Até agora, tem investido em Zogota, uma mina menor que deve produzir entre 5 milhões e 10 milhões de toneladas de minério de ferro por ano. Já Simandou Norte tem produção estimada em 50 milhões de toneladas. Até o segundo trimestre, a Vale tinha aplicado mais de US$ 150 milhões na sua aventura africana. Com a decisão de reduzir as obras, a meta de aplicar mais de US$ 300 milhões no projeto, este ano, deve encolher.
Problemas de ordem social no país complicaram ainda mais a situação da empresa. Em 30 de julho, o escritório da Vale, em Zogota, foi invadido e alguns dias depois vilarejos próximos da mina foram atacados pelo Exército, levando à morte de seis pessoas. Por questões de segurança, a VBG retirou os empregados para preservar a integridade física da equipe. O Ministério de Minas da Guiné, em carta à empresa, declarou que o investimento da Vale em Simandou continua importante para o país.

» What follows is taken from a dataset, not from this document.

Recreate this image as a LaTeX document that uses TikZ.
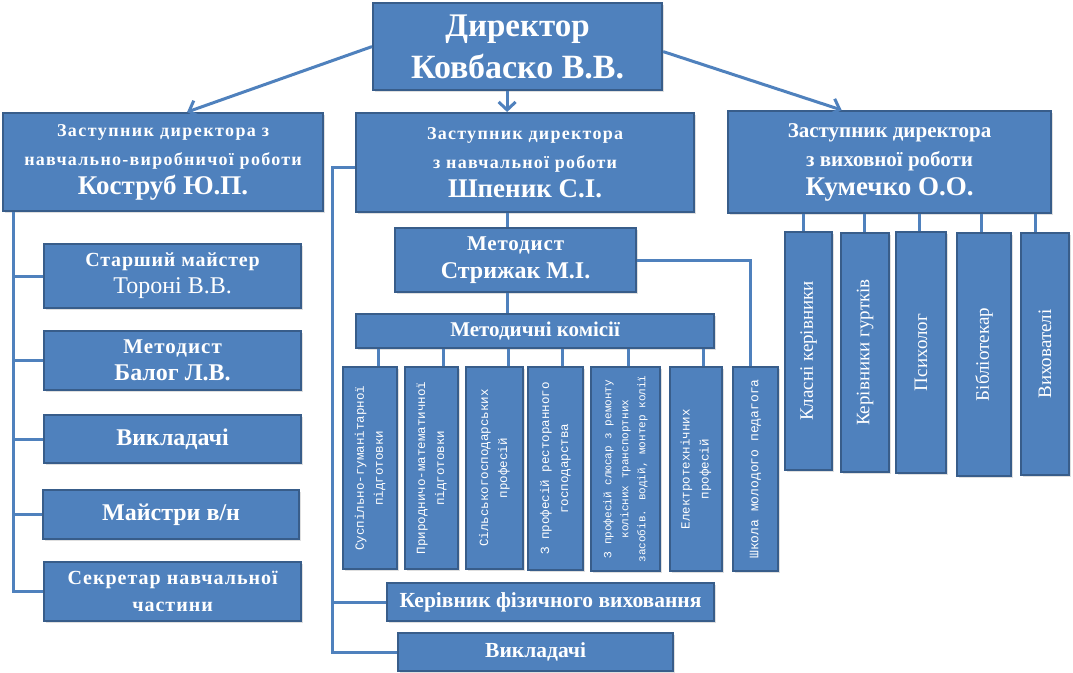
\documentclass[tikz,border=0pt]{standalone}
\usepackage{fontspec}
\setmainfont{Liberation Serif}
\newfontfamily\monofam{Liberation Mono}
\usetikzlibrary{arrows.meta,shadows}
\definecolor{boxfill}{RGB}{79,129,189}
\definecolor{boxline}{RGB}{56,93,138}
\definecolor{connc}{RGB}{79,129,189}
\begin{document}
\begin{tikzpicture}[x=1pt,y=-1pt,
  box/.style={draw=boxline, line width=2.2pt, fill=boxfill, text=white, inner sep=1pt, align=center,
    drop shadow={opacity=0.25, shadow xshift=1.5pt, shadow yshift=-1.5pt}},
  nw/.style={anchor=north west},
  conn/.style={draw=connc, line width=3pt},
  arr/.style={conn, -{Straight Barb[length=8pt,width=17pt,line width=3pt]}},
  hd/.style={font=\fontsize{18}{29}\selectfont\bfseries},
  vt/.style={box, rotate=90, font=\monofam\fontsize{12.5}{19}\selectfont},
  rt/.style={box, rotate=90, font=\fontsize{19}{22}\selectfont},
]
\useasboundingbox[fill=white] (0,0) rectangle (1073,672);

% top level
\node[box,nw,minimum width=289pt,minimum height=87pt,font=\fontsize{34}{42}\selectfont\bfseries] (dir) at (372,2)
  {{\fontsize{33}{42}\selectfont Директор}\\Ковбаско В.В.};

\node[box,nw,minimum width=320pt,minimum height=98pt,hd] (dep1) at (2,112)
  {{\addfontfeature{LetterSpace=8}Заступник директора з}\\{\addfontfeature{LetterSpace=7}навчально-виробничої роботи}\\{\fontsize{27}{30}\selectfont Коструб Ю.П.}};
\node[box,nw,minimum width=338pt,minimum height=99pt,hd] (dep2) at (355,112)
  {{\addfontfeature{LetterSpace=7}Заступник директора}\\{\addfontfeature{LetterSpace=7}з навчальної роботи}\\{\fontsize{27}{30}\selectfont Шпеник С.І.}};
\node[box,nw,minimum width=323pt,minimum height=102pt,font=\fontsize{21}{29}\selectfont\bfseries] (dep3) at (727,110)
  {Заступник директора\\з виховної роботи\\{\fontsize{27}{30}\selectfont Кумечко О.О.}};

% left column
\node[box,nw,minimum width=257pt,minimum height=64pt,font=\fontsize{20}{27}\selectfont\bfseries] (tor) at (43,243)
  {{\addfontfeature{LetterSpace=4}Старший майстер}\\{\fontsize{24}{27}\selectfont\mdseries Тороні В.В.}};
\node[box,nw,minimum width=257pt,minimum height=59pt,font=\fontsize{21}{27}\selectfont\bfseries] (bal) at (43,330)
  {{\addfontfeature{LetterSpace=5}Методист}\\{\fontsize{24}{27}\selectfont Балог Л.В.}};
\node[box,nw,minimum width=257pt,minimum height=48pt,font=\fontsize{24}{28}\selectfont\bfseries] (vyk1) at (43,414) {Викладачі};
\node[box,nw,minimum width=256pt,minimum height=49pt,font=\fontsize{24}{28}\selectfont\bfseries] (mai) at (42,489) {Майстри в/н};
\node[box,nw,minimum width=257pt,minimum height=59pt,font=\fontsize{20}{27}\selectfont\bfseries] (sek) at (43,561)
  {{\addfontfeature{LetterSpace=5}Секретар навчальної}\\{\addfontfeature{LetterSpace=5}частини}};

% middle column
\node[box,nw,minimum width=241pt,minimum height=64pt,font=\fontsize{21}{28}\selectfont\bfseries] (str) at (394,227)
  {{\addfontfeature{LetterSpace=4}Методист}\\{\fontsize{24}{28}\selectfont Стрижак М.І.}};
\node[box,nw,minimum width=358pt,minimum height=34pt,font=\fontsize{21}{24}\selectfont\bfseries] (kom) at (355,313) {Методичні комісії};
\node[box,nw,minimum width=327pt,minimum height=38pt,font=\fontsize{21.5}{24}\selectfont\bfseries] (fiz) at (386,582) {Керівник фізичного виховання};
\node[box,nw,minimum width=275pt,minimum height=38pt,font=\fontsize{21.5}{24}\selectfont\bfseries] (vyk2) at (397,632) {Викладачі};

% commissions (vertical)
\node[vt,minimum width=202pt,minimum height=54pt] (c1) at (370,468) {Суспільно-гуманітарної\\підготовки};
\node[vt,minimum width=202pt,minimum height=53pt] (c2) at (431.5,468) {Природничо-математичної\\підготовки};
\node[vt,minimum width=202pt,minimum height=57pt] (c3) at (494.5,468) {Сільськогосподарських\\професій};
\node[vt,minimum width=203pt,minimum height=55pt] (c4) at (555.5,468.5) {З професій ресторанного\\господарства};
\node[vt,minimum width=204pt,minimum height=69pt,font=\monofam\fontsize{11}{17}\selectfont] (c5) at (625.5,469) {З професій слюсар з ремонту\\колісних транспортних\\засобів. водій, монтер колії};
\node[vt,minimum width=204pt,minimum height=52pt] (c6) at (696,469) {Електротехнічних\\професій};
\node[vt,minimum width=204pt,minimum height=45pt,font=\monofam\fontsize{13}{19}\selectfont] (c7) at (755.5,469) {Школа молодого педагога};

% right column (vertical)
\node[rt,minimum width=238pt,minimum height=47pt] (r1) at (808.5,351) {Класні керівники};
\node[rt,minimum width=239pt,minimum height=48pt] (r2) at (865,352.5) {Керівники гуртків};
\node[rt,minimum width=241pt,minimum height=50pt] (r3) at (921,352.5) {Психолог};
\node[rt,minimum width=243pt,minimum height=54pt] (r4) at (984,354.5) {Бібліотекар};
\node[rt,minimum width=242pt,minimum height=48pt] (r5) at (1045,354) {Вихователі};

% arrows from director
\draw[arr] (dir.west) -- ([xshift=24pt]dep1.north);
\draw[arr] ([xshift=-10.5pt]dir.south) -- ([xshift=-10.5pt]dir.south |- dep2.north);
\draw[arr] ([yshift=-5pt]dir.east) -- ([xshift=-48pt]dep3.north);

% left branch
\coordinate (lv) at (13,0);
\draw[conn] (lv |- dep1.south) -- (lv |- sek.west) -- (sek.west);
\foreach \n in {tor,bal,vyk1,mai} \draw[conn] (lv |- \n.west) -- (\n.west);

% middle branch
\coordinate (mv) at (332,0);
\draw[conn] ([yshift=-5pt]dep2.west) -| (mv |- vyk2.west) -- (vyk2.west);
\draw[conn] (mv |- fiz.west) -- (fiz.west);
\coordinate (sv) at (507,0);
\draw[conn] (sv |- dep2.south) -- (sv |- str.north);
\draw[conn] (sv |- str.south) -- (sv |- kom.north);
\draw[conn] (str.east) -| ([xshift=-5.5pt]c7.east);
\foreach \x/\n in {378/c1,443/c2,508/c3,562/c4,628/c5,703/c6}
  \draw[conn] (\x,0 |- kom.south) -- (\x,0 |- \n.east);

% right branch
\foreach \x/\n in {803/r1,864/r2,919/r3,981/r4,1035/r5}
  \draw[conn] (\x,0 |- dep3.south) -- (\x,0 |- \n.east);
\end{tikzpicture}
\end{document}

Procurado para emitir uma posição sobre suas negociações com o governo da Guiné, o BTG não quis se pronunciar. O Valor apurou que o banco foi procurado, em março, por dois ministros do país para discutir um plano de assessoria ao governo envolvendo sua participação no projeto logístico do empreendimento da Rio Tinto em Simandou, do qual é dono se 51%. Toda a obra, envolvendo ferrovia e porto, é estimada em quase US$ 10 bilhões e mais da metade disso cabe ao governo por ser o acionista majoritário.
O BTG fez uma proposta de assessoria, na qual estipula percentual de 2,5% e disposição de receber ativos como pagamento, adotando uma regra bastante comum no setor. Todavia, segundo informação, ainda não houve um negociação do contrato de serviço. E que deverá atuar por conta e risco, uma vez que o governo da Guiné não tem dinheiro para adiantar as custas e nem garantias de que pagará depois. Por isso, a proposta de receber ativos.
A estimativa é de gasto de US$ 4 milhões a US$ 5 milhões. E que, se tiver sucesso - para montagem da engenharia financeira, buscando recursos de investidores e financiamentos - consiga ganho de até US$ 30 milhões com a operação. A proposta foi enviada em julho pelo banco e que ela envolve apenas o projeto da Rio Tinto. Não teria nada a ver com o da Vale, mesmo porque ele não existe. Está em discussão de seu rumo com o governo.
O projeto logístico da Rio Tinto tem obrigação de frete de carga de 95 milhões de toneladas/ano de minério no auge da mina.